Workers begin to empty storage pool – but more critical removal of melted fuel from reactors themselves will be more challenging







A monitor shows the operation in the No.3 reactor building at Fukushima Daiichi nuclear power plant

 A monitor shows the operation in the No.3 reactor building at Fukushima Daiichi nuclear power plant Photograph: KYODO/Reuters




Workers at the wrecked Fukushima Daiichi nuclear power plant have begun removing fuel rods from a storage pool near one of the three reactors that suffered meltdowns eight years ago.


The plant’s operator, Tokyo Electric Power (Tepco) said on Monday that work had begun to remove the first of 566 used and unused fuel assemblies in reactor building No 3.


The measure marks a milestone in efforts to decommission the plant, although the more critical removal of melted fuel from inside three damaged reactors will prove far more difficult.


The fuel rods stored in unit No 3’s cooling pool were not damaged in the 2011 disaster, when a powerful earthquake and tsunami knocked out Fukushima Daiichi’s backup power supply and triggered the world’s worst nuclear accident since Chernobyl, 25 years earlier.

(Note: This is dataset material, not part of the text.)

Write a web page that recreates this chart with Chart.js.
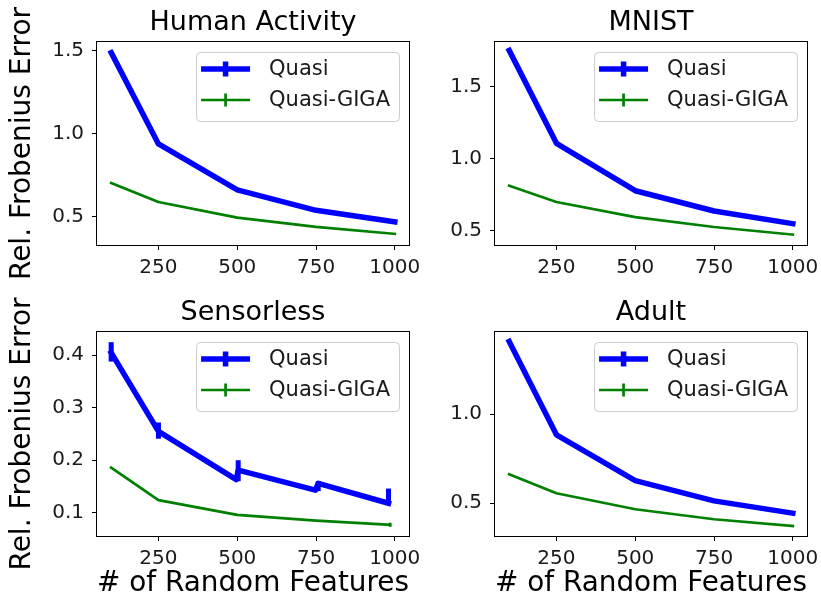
<!DOCTYPE html>
<html><head><meta charset="utf-8">
<script src="https://cdn.jsdelivr.net/npm/chart.js@4"></script>
<style>
html,body{margin:0;padding:0;background:#fff;overflow:hidden;width:821px;height:601px;}
canvas{position:absolute;}
</style></head><body>
<canvas id="c1" width="430" height="290" style="left:0;top:0"></canvas>
<canvas id="c3" width="430" height="311" style="left:0;top:290px"></canvas>
<canvas id="c2" width="411" height="290" style="left:410px;top:0"></canvas>
<canvas id="c4" width="411" height="311" style="left:410px;top:290px"></canvas>
<script>
// ---- data ----
const xFeatures = [100, 250, 500, 750, 1000];
const xTickValues = [250, 500, 750, 1000];
const xLimits = [55, 1045];

const humanQuasi = [1.49, 0.94, 0.663, 0.54, 0.47];
const humanGiga = [0.705, 0.59, 0.496, 0.44, 0.398];
const humanYLimits = [0.331, 1.554];
const humanYTicks = [0.5, 1.0, 1.5];

const mnistQuasi = [1.75, 1.104, 0.775, 0.634, 0.546];
const mnistGiga = [0.81, 0.697, 0.592, 0.523, 0.47];
const mnistYLimits = [0.398, 1.808];
const mnistYTicks = [0.5, 1.0, 1.5];

const sensorlessQuasiX = [100, 250, 497, 503, 748, 757, 980];
const sensorlessQuasi = [0.405, 0.255, 0.163, 0.181, 0.143, 0.156, 0.118];
const sensorlessQuasiErrX = [100, 250, 503, 757, 980];
const sensorlessQuasiErrLow = [0.388, 0.241, 0.160, 0.141, 0.117];
const sensorlessQuasiErrHigh = [0.425, 0.272, 0.200, 0.160, 0.146];
const sensorlessGigaX = [100, 250, 500, 750, 985];
const sensorlessGiga = [0.186, 0.124, 0.096, 0.085, 0.077];
const sensorlessGigaErrX = [985];
const sensorlessGigaErrLow = [0.073];
const sensorlessGigaErrHigh = [0.081];
const sensorlessYLimits = [0.0556, 0.4444];
const sensorlessYTicks = [0.1, 0.2, 0.3, 0.4];

const adultQuasi = [1.408, 0.884, 0.627, 0.513, 0.444];
const adultGiga = [0.663, 0.556, 0.466, 0.41, 0.372];
const adultYLimits = [0.316, 1.461];
const adultYTicks = [0.5, 1.0];

const seriesLabels = ['Quasi', 'Quasi-GIGA'];
const yAxisTitle = 'Rel. Frobenius Error';
const xAxisTitle = '# of Random Features';

// ---- styling ----
const FONT = "'DejaVu Sans', sans-serif";
const BLUE = '#0000ff', GREEN = '#008000';
const TXT = '#1a1a1a';

const framePlugin = {
  id: 'frame',
  afterDatasetsDraw(chart) {
    const {ctx, chartArea: a} = chart;
    ctx.save();
    ctx.strokeStyle = '#000';
    ctx.lineWidth = 1;
    ctx.strokeRect(Math.round(a.left) - 0.5, Math.round(a.top) - 0.5,
                   Math.round(a.right - a.left) + 1, Math.round(a.bottom - a.top) + 1);
    ctx.restore();
  }
};

function titlePlugin(text) {
  return {
    id: 'axtitle',
    afterDraw(chart) {
      const {ctx, chartArea: a} = chart;
      ctx.save();
      ctx.font = '27px ' + FONT;
      ctx.fillStyle = '#000';
      ctx.textAlign = 'center';
      ctx.textBaseline = 'alphabetic';
      ctx.fillText(text, (a.left + a.right) / 2, a.top - 12);
      ctx.restore();
    }
  };
}

function errPlugin(specs) {
  return {
    id: 'errbars',
    afterDatasetsDraw(chart) {
      const {ctx, scales: {x, y}} = chart;
      ctx.save();
      specs.forEach(s => {
        ctx.strokeStyle = s.color;
        ctx.lineWidth = s.width;
        ctx.lineCap = 'butt';
        s.xs.forEach((xv, i) => {
          const px = x.getPixelForValue(xv);
          ctx.beginPath();
          ctx.moveTo(px, y.getPixelForValue(s.low[i]));
          ctx.lineTo(px, y.getPixelForValue(s.high[i]));
          ctx.stroke();
        });
      });
      ctx.restore();
    }
  };
}

const legendPlugin = {
  id: 'boxlegend',
  afterDraw(chart) {
    const {ctx, chartArea: a} = chart;
    const ds = chart.data.datasets;
    ctx.save();
    ctx.font = '21px ' + FONT;
    const tw = Math.max(...ds.map(d => ctx.measureText(d.label).width));
    const w = 5 + 49 + 19 + tw + 9, h = 69;
    const right = a.right - 10, top = a.top + 10, left = right - w;
    ctx.beginPath();
    ctx.roundRect(left + 0.5, top + 0.5, w, h, 4);
    ctx.fillStyle = 'rgba(255,255,255,0.8)';
    ctx.fill();
    ctx.strokeStyle = '#cccccc';
    ctx.lineWidth = 1;
    ctx.stroke();
    ds.forEach((d, i) => {
      const cy = top + 17 + i * 31;
      const x0 = left + 5, x1 = x0 + 49, cx = (x0 + x1) / 2;
      ctx.strokeStyle = d.borderColor;
      ctx.lineWidth = d.borderWidth;
      ctx.lineCap = 'butt';
      ctx.beginPath(); ctx.moveTo(x0, cy); ctx.lineTo(x1, cy); ctx.stroke();
      const vh = i === 0 ? 15 : 13;
      ctx.beginPath(); ctx.moveTo(cx, cy - vh / 2); ctx.lineTo(cx, cy + vh / 2); ctx.stroke();
      ctx.fillStyle = TXT;
      ctx.textBaseline = 'middle';
      ctx.textAlign = 'left';
      ctx.fillText(d.label, x1 + 19, cy + 1);
    });
    ctx.restore();
  }
};

function pts(xs, ys) { return xs.map((x, i) => ({x: x, y: ys[i]})); }

function makeChart(id, cfg) {
  const tickFont = {family: FONT, size: 20};
  return new Chart(document.getElementById(id), {
    type: 'line',
    data: {
      datasets: [
        {label: seriesLabels[0], data: pts(cfg.qx, cfg.qy), borderColor: BLUE, backgroundColor: BLUE,
         borderWidth: 5.5, pointRadius: 0, tension: 0, borderJoinStyle: 'round', borderCapStyle: 'square', fill: false},
        {label: seriesLabels[1], data: pts(cfg.gx, cfg.gy), borderColor: GREEN, backgroundColor: GREEN,
         borderWidth: 2.7, pointRadius: 0, tension: 0, borderJoinStyle: 'round', borderCapStyle: 'square', fill: false}
      ]
    },
    options: {
      responsive: false, animation: false, events: [],
      layout: {padding: {left: 0, right: cfg.padRight, top: 42, bottom: 0}},
      plugins: {
        legend: {display: false}, tooltip: {enabled: false}, title: {display: false}
      },
      scales: {
        x: {
          type: 'linear', min: xLimits[0], max: xLimits[1],
          afterBuildTicks: s => { s.ticks = xTickValues.map(v => ({value: v})); },
          afterFit: s => { s.height = cfg.xHeight; s.paddingLeft = 0; s.paddingRight = 0; },
          ticks: {font: tickFont, color: TXT, padding: 6, maxRotation: 0, autoSkip: false, callback: v => String(v)},
          grid: {display: true, drawOnChartArea: false, drawTicks: true, tickLength: 5, color: '#000', lineWidth: 1},
          border: {display: false},
          title: {display: cfg.xTitle, text: xAxisTitle, color: '#000',
                  font: {family: FONT, size: 28}, padding: {top: 0, bottom: 0}}
        },
        y: {
          type: 'linear', min: cfg.ylim[0], max: cfg.ylim[1],
          afterBuildTicks: s => { s.ticks = cfg.yticks.map(v => ({value: v})); },
          afterFit: s => { s.width = cfg.yWidth; s.paddingTop = 0; s.paddingBottom = 0; },
          ticks: {font: tickFont, color: TXT, padding: 8, autoSkip: false, callback: v => v.toFixed(1)},
          grid: {display: true, drawOnChartArea: false, drawTicks: true, tickLength: 5, color: '#000', lineWidth: 1},
          border: {display: false},
          title: {display: cfg.yTitle, text: yAxisTitle, color: '#000',
                  font: {family: FONT, size: 28}, padding: {top: 6, bottom: 0}}
        }
      }
    },
    plugins: [framePlugin, errPlugin(cfg.err || []), legendPlugin, titlePlugin(cfg.title)]
  });
}

makeChart('c1', {title: 'Human Activity', qx: xFeatures, qy: humanQuasi, gx: xFeatures, gy: humanGiga,
  ylim: humanYLimits, yticks: humanYTicks, padRight: 21, yWidth: 97, xHeight: 45, xTitle: false, yTitle: true});
makeChart('c2', {title: 'MNIST', qx: xFeatures, qy: mnistQuasi, gx: xFeatures, gy: mnistGiga,
  ylim: mnistYLimits, yticks: mnistYTicks, padRight: 14, yWidth: 85, xHeight: 45, xTitle: false, yTitle: false});
makeChart('c3', {title: 'Sensorless', qx: sensorlessQuasiX, qy: sensorlessQuasi, gx: sensorlessGigaX, gy: sensorlessGiga,
  ylim: sensorlessYLimits, yticks: sensorlessYTicks, padRight: 21, yWidth: 97, xHeight: 65, xTitle: true, yTitle: true,
  err: [
    {xs: sensorlessQuasiErrX, low: sensorlessQuasiErrLow, high: sensorlessQuasiErrHigh, color: BLUE, width: 5},
    {xs: sensorlessGigaErrX, low: sensorlessGigaErrLow, high: sensorlessGigaErrHigh, color: GREEN, width: 2.7}
  ]});
makeChart('c4', {title: 'Adult', qx: xFeatures, qy: adultQuasi, gx: xFeatures, gy: adultGiga,
  ylim: adultYLimits, yticks: adultYTicks, padRight: 14, yWidth: 85, xHeight: 65, xTitle: true, yTitle: false});
</script>
</body></html>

Tepco said the operation to remove the fuel rods, which are in uncovered pools, would take two years, adding that transferring them to safer ground would better protect them in the event of another catastrophic earthquake.


Workers are remotely operating a crane to raise the fuel from a storage rack in the pool and place it into a protective cask. The whole process occurs underwater to prevent radiation leaks. The utility plans to repeat the procedure in the two other reactors that suffered meltdowns.

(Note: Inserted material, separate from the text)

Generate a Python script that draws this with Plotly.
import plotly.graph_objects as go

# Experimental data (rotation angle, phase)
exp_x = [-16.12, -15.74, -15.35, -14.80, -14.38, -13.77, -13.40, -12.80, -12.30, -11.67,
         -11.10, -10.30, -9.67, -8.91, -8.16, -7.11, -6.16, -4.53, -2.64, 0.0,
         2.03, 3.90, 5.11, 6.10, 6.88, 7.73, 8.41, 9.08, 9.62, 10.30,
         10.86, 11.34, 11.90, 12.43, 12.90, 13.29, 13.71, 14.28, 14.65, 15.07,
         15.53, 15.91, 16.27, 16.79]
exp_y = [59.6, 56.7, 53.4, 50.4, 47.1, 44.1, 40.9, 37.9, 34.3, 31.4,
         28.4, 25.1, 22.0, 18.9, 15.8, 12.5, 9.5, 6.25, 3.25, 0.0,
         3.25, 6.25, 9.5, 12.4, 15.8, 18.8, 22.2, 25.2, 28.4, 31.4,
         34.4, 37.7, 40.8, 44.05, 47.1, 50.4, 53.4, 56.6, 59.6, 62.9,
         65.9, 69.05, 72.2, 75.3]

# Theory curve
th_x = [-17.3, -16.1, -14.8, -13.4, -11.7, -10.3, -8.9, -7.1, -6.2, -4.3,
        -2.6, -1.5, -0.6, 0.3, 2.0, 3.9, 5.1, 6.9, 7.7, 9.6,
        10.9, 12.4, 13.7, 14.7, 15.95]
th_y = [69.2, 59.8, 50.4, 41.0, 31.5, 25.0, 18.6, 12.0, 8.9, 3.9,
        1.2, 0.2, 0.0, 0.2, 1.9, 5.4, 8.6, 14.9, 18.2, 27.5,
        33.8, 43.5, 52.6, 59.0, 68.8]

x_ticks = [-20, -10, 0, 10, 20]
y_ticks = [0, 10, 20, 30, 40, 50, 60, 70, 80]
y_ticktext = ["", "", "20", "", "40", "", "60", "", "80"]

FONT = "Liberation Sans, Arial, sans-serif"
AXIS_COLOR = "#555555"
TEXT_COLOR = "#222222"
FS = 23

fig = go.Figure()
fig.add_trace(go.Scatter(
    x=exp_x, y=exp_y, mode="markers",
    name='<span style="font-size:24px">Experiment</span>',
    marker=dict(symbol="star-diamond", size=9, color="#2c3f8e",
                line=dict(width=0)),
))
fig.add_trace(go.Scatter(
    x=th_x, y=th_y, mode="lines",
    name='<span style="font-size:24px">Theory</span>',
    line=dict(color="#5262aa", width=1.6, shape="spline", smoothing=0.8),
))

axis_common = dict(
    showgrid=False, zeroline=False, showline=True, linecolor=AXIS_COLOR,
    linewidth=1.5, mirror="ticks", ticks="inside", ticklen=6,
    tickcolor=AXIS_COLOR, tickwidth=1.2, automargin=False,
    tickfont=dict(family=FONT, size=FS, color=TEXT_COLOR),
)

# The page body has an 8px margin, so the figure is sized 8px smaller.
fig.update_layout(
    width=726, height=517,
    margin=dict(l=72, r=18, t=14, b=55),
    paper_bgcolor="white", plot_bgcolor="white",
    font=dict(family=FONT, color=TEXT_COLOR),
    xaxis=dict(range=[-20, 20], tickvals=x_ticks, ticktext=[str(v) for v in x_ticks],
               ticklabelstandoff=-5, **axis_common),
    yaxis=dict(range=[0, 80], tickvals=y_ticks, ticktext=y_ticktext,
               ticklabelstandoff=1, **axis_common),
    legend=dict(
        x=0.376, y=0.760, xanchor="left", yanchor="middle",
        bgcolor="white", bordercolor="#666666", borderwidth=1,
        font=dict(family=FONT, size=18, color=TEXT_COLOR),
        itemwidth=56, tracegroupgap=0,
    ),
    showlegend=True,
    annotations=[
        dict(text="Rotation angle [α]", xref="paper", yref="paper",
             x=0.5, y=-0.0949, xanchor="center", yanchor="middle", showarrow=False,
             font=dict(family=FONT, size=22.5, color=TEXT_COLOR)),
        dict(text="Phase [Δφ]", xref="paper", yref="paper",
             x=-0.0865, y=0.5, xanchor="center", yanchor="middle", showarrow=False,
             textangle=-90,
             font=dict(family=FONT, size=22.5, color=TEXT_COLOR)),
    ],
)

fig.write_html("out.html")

The work began a day after the prime minister, Shinzo Abe, pledged to revive neighbourhoods evacuated after the meltdown during his first visit to Fukushima Daiichi for more than five years.


“Our basic policy is that every minister is a reconstruction minister,” Abe said, days after Yoshitaka Sakurada, the minister in charge of Fukushima’s recovery, was forced to resign after suggesting that the career of a local politician was more important than rebuilding the region affected by the tsunami.


“We have reaffirmed our commitment to work for the revival of Fukushima and northeastern Japan,” Abe said, adding that the government “stood at the forefront” of decommissioning work, which is expected to take at least 40 years.


Earlier in the day Abe visited Okuma, one of two towns that host the nuclear plant, days after its evacuation order was partially lifted. But so far only 367 people, or 3.5% of Okuma’s pre-disaster population of 10,341, have registered as residents, according to Kyodo news agency.


In 2014, workers removed and stored hundreds of fuel assemblies in reactor building No 4, which was one of three reactors not in operation when the plant was struck by a towering tsunami.


Preparations for the work that began on Monday underlined the challenges facing Tepco as it attempts to devise ways to remove melted fuel from inside the damaged reactors.



The removal of the fuel rods was delayed by more than four years due to equipment malfunctions, high radiation levels in the reactor building and radioactive debris from a hydrogen explosion that occurred in the immediate aftermath of the triple meltdown.


The work is being carried out remotely from a control room about 500 metres away due to high radiation levels inside the reactor building.


Robotic probes have photographed and detected traces of melted nuclear fuel in all three reactors that suffered meltdowns, but experts have yet to develop robots capable of locating and removing the fuel while exposed to dangerously high radiation levels.


In February a probe made physical contact with melted fuel at the bottom of a reactor for the first time since the disaster.